In order to better address the needs of our fitness-obsessed readers, we are introducing this semi-regular column, "I of the Tiger," to take on the vital hardcore fitness issues of our time. Today: big arms are dumb. Dig it.

Numerous scientific studies have demonstrated that if you place a drunken child or a cognitively impaired orangutan inside a gym, the very first thing they will do is pick up a dumbbell of mild weight and begin doing bicep curls, over and over, staring at themselves in the mirror, hypnotized. Do not be like a cognitively impaired orangutan. Stop doing curls. Curls are for suckers.

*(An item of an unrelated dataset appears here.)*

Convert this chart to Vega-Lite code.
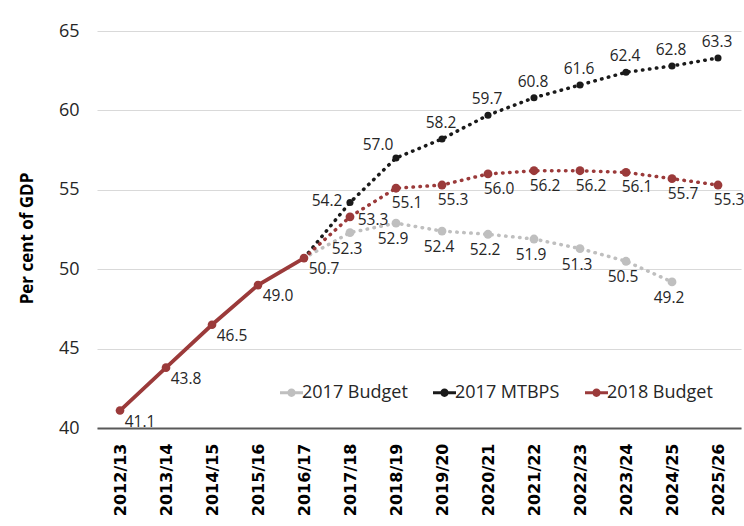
{
  "$schema": "https://vega.github.io/schema/vega-lite/v6.json",
  "autosize": "none",
  "width": 644,
  "height": 397,
  "padding": {"left": 97, "top": 31, "right": 3, "bottom": 98},
  "background": "white",
  "config": {
    "view": {"stroke": null},
    "font": "Open Sans",
    "text": {"font": "Open Sans"}
  },
  "data": {
    "values": [
      {"year": "2012/13", "series": "Actual", "value": 41.1},
      {"year": "2013/14", "series": "Actual", "value": 43.8},
      {"year": "2014/15", "series": "Actual", "value": 46.5},
      {"year": "2015/16", "series": "Actual", "value": 49.0},
      {"year": "2016/17", "series": "Actual", "value": 50.7},
      {"year": "2016/17", "series": "2017 Budget", "value": 50.7},
      {"year": "2017/18", "series": "2017 Budget", "value": 52.3},
      {"year": "2018/19", "series": "2017 Budget", "value": 52.9},
      {"year": "2019/20", "series": "2017 Budget", "value": 52.4},
      {"year": "2020/21", "series": "2017 Budget", "value": 52.2},
      {"year": "2021/22", "series": "2017 Budget", "value": 51.9},
      {"year": "2022/23", "series": "2017 Budget", "value": 51.3},
      {"year": "2023/24", "series": "2017 Budget", "value": 50.5},
      {"year": "2024/25", "series": "2017 Budget", "value": 49.2},
      {"year": "2016/17", "series": "2017 MTBPS", "value": 50.7},
      {"year": "2017/18", "series": "2017 MTBPS", "value": 54.2},
      {"year": "2018/19", "series": "2017 MTBPS", "value": 57.0},
      {"year": "2019/20", "series": "2017 MTBPS", "value": 58.2},
      {"year": "2020/21", "series": "2017 MTBPS", "value": 59.7},
      {"year": "2021/22", "series": "2017 MTBPS", "value": 60.8},
      {"year": "2022/23", "series": "2017 MTBPS", "value": 61.6},
      {"year": "2023/24", "series": "2017 MTBPS", "value": 62.4},
      {"year": "2024/25", "series": "2017 MTBPS", "value": 62.8},
      {"year": "2025/26", "series": "2017 MTBPS", "value": 63.3},
      {"year": "2016/17", "series": "2018 Budget", "value": 50.7},
      {"year": "2017/18", "series": "2018 Budget", "value": 53.3},
      {"year": "2018/19", "series": "2018 Budget", "value": 55.1},
      {"year": "2019/20", "series": "2018 Budget", "value": 55.3},
      {"year": "2020/21", "series": "2018 Budget", "value": 56.0},
      {"year": "2021/22", "series": "2018 Budget", "value": 56.2},
      {"year": "2022/23", "series": "2018 Budget", "value": 56.2},
      {"year": "2023/24", "series": "2018 Budget", "value": 56.1},
      {"year": "2024/25", "series": "2018 Budget", "value": 55.7},
      {"year": "2025/26", "series": "2018 Budget", "value": 55.3}
    ]
  },
  "encoding": {
    "x": {
      "field": "year",
      "type": "ordinal",
      "scale": {"type": "point", "padding": 0.5},
      "axis": {
        "title": null,
        "labelAngle": -90,
        "labelFont": "DejaVu Sans",
        "labelFontWeight": "bold",
        "labelFontSize": 16,
        "labelColor": "#000000",
        "labelPadding": 15,
        "ticks": false,
        "domainColor": "#595959",
        "domainWidth": 2,
        "grid": false
      }
    },
    "y": {
      "field": "value",
      "type": "quantitative",
      "scale": {"domain": [40, 65], "nice": false, "zero": false},
      "axis": {
        "title": "Per cent of GDP",
        "titleFont": "Open Sans",
        "titleFontWeight": "bold",
        "titleFontSize": 17,
        "titleColor": "#000000",
        "titlePadding": 22,
        "titleY": 207,
        "values": [40, 45, 50, 55, 60, 65],
        "labelFont": "Open Sans",
        "labelFontSize": 18,
        "labelColor": "#262626",
        "labelPadding": 18,
        "ticks": false,
        "domain": false,
        "grid": true,
        "gridColor": "#d9d9d9",
        "gridWidth": 1.2
      }
    }
  },
  "layer": [
    {
      "transform": [{"filter": "datum.series !== 'Actual'"}],
      "mark": {"type": "line", "strokeWidth": 3.5, "strokeDash": [0.5, 6.5], "strokeCap": "round"},
      "encoding": {
        "color": {
          "field": "series",
          "type": "nominal",
          "scale": {"domain": ["2017 Budget", "2017 MTBPS", "2018 Budget"], "range": ["#bfbfbf", "#1a1a1a", "#9b3a3a"]},
          "legend": {
            "title": null,
            "orient": "none",
            "direction": "horizontal",
            "legendX": 183,
            "legendY": 350,
            "labelFont": "Open Sans",
            "labelFontSize": 18,
            "labelColor": "#262626",
            "symbolSize": 529,
            "columnPadding": 25,
            "labelOffset": -1,
            "encode": {
              "symbols": {
                "update": {
                  "shape": {"value": "M-1,-0.12L1,-0.12L1,0.12L-1,0.12Z M0.36,0A0.36,0.36,0,1,1,-0.36,0A0.36,0.36,0,1,1,0.36,0Z"},
                  "fill": {"scale": "color", "field": "value"},
                  "fillOpacity": {"value": 1},
                  "stroke": {"value": null},
                  "strokeWidth": {"value": 0},
                  "opacity": {"value": 1}
                }
              }
            }
          }
        },
        "order": {"field": "year"}
      }
    },
    {
      "transform": [{"filter": "(datum.series === '2017 Budget' || datum.series === '2018 Budget') && datum.year !== '2016/17'"}],
      "mark": {"type": "point", "filled": true, "opacity": 1, "size": 78},
      "encoding": {
        "color": {"field": "series", "type": "nominal", "legend": null}
      }
    },
    {
      "transform": [{"filter": "datum.series === '2017 MTBPS' && datum.year !== '2016/17'"}],
      "mark": {"type": "point", "filled": true, "opacity": 1, "size": 50},
      "encoding": {
        "color": {"field": "series", "type": "nominal", "legend": null}
      }
    },
    {
      "transform": [{"filter": "datum.series === 'Actual'"}],
      "mark": {"type": "line", "color": "#9b3a3a", "strokeWidth": 3.8},
      "encoding": {}
    },
    {
      "transform": [{"filter": "datum.series === 'Actual'"}],
      "mark": {"type": "point", "filled": true, "opacity": 1, "color": "#9b3a3a", "size": 75},
      "encoding": {}
    },
    {
      "transform": [{"filter": "datum.series === 'Actual'"}],
      "mark": {"type": "text", "dx": 20, "dy": 11, "fontSize": 15.5, "color": "#262626"},
      "encoding": {"text": {"field": "value", "type": "quantitative", "format": ".1f"}}
    },
    {
      "transform": [{"filter": "datum.series === '2017 Budget' && datum.year !== '2016/17'"}],
      "mark": {"type": "text", "dx": -3, "dy": 16, "fontSize": 15.5, "color": "#262626"},
      "encoding": {"text": {"field": "value", "type": "quantitative", "format": ".1f"}}
    },
    {
      "transform": [{"filter": "datum.series === '2017 MTBPS' && datum.year !== '2016/17' && datum.year !== '2017/18' && datum.year !== '2018/19'"}],
      "mark": {"type": "text", "dx": -1, "dy": -16, "fontSize": 15.5, "color": "#262626"},
      "encoding": {"text": {"field": "value", "type": "quantitative", "format": ".1f"}}
    },
    {
      "transform": [{"filter": "datum.series === '2017 MTBPS' && datum.year === '2018/19'"}],
      "mark": {"type": "text", "dx": -18, "dy": -13, "fontSize": 15.5, "color": "#262626"},
      "encoding": {"text": {"field": "value", "type": "quantitative", "format": ".1f"}}
    },
    {
      "transform": [{"filter": "datum.series === '2017 MTBPS' && datum.year === '2017/18'"}],
      "mark": {"type": "text", "dx": -23, "dy": -2, "fontSize": 15.5, "color": "#262626"},
      "encoding": {"text": {"field": "value", "type": "quantitative", "format": ".1f"}}
    },
    {
      "transform": [{"filter": "datum.series === '2018 Budget' && datum.year !== '2016/17' && datum.year !== '2017/18'"}],
      "mark": {"type": "text", "dx": 11, "dy": 15, "fontSize": 15.5, "color": "#262626"},
      "encoding": {"text": {"field": "value", "type": "quantitative", "format": ".1f"}}
    },
    {
      "transform": [{"filter": "datum.series === '2018 Budget' && datum.year === '2017/18'"}],
      "mark": {"type": "text", "dx": 23, "dy": 3, "fontSize": 15.5, "color": "#262626"},
      "encoding": {"text": {"field": "value", "type": "quantitative", "format": ".1f"}}
    }
  ]
}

"Dude, you don't even know," you're saying right now, flexing your biceps, your big old weighty biceps that you earned by doing thousands upon thousands of curls for hundreds and hundreds of hours, while staring at yourself in the gymnasium mirror. "I have big arms. I am big. And strong. Look." And then you flex, and your bicep pops up, in an especially dramatic fashion, because you're wearing one of those t-shirts with sleeves designed to be both too tight and too short.

Here is the funny joke on you: big arms don't mean you're strong. Not a bit! Arm muscles, relative to other muscle groups in the body, are paltry. Meek. You want to be strong? Have strong legs, and strong hips, and a strong back, and a strong gluteus maximus. All the things you'd look for on a powerful draft horse, or a sturdy woman to marry and bring back to the farm. These are your big muscle groups. These are the muscles that make you strong, help you pick things up, move things, bodyslam things, hardcore things. What the hell kind of weight are you going to move with your bicep? Think about it. Your bicep's job is to pull your lower arm upwards. If you want to pull any kind of real weight, you do it with your back muscles. A car falls on your baby, and you're going to try to use your biceps to lift it up?

Now your baby is dead. Should have done some deadlifts.

Sure, if you are some bodybuilder type who does "figure competitions" and works out for four hours at a stretch, by all means, do your bicep curls. You have bigger problems to worry about. But normal people don't work out like that. Normal people have a certain number of hours per week to work out, and that number is not "dozens and dozens." It is a small number. That means that each workout should be maximized. The highest-quality work in the time available. Whenever I see some dude with big old arms, I know that dude is probably not actually strong, because he has spending all his time at the gym doing curls instead of real exercises like, that's right, squats, and more squats. Curls are the dessert of workouts. You wanna do curls? First, eat your squats. When you finish every last one, fine, do some curls.

Go ahead, push around some dude with huge arms, and watch him stumble! (Don't actually do this.) It's easy, thanks to his weak legs, and it looks impressive. Biceps are a vanity muscle. Not a hardcore muscle. Sure, curling a 35-pound weight a million times will give you a big, fat bicep muscle that you can "flex." But will it help you pick up 400 pounds? No. It will only help you curl 35 pounds a million times. In order to pick up 400 pounds, you have to pick up 400 pounds. Sure, curls might help you attract members of the opposite sex. Dumb members of the opposite sex. But they won't help you save that baby from under the car. That baby dead, big boy.

Be strong not big. Not big not strong. And keep your eye, forever... on the Tiger.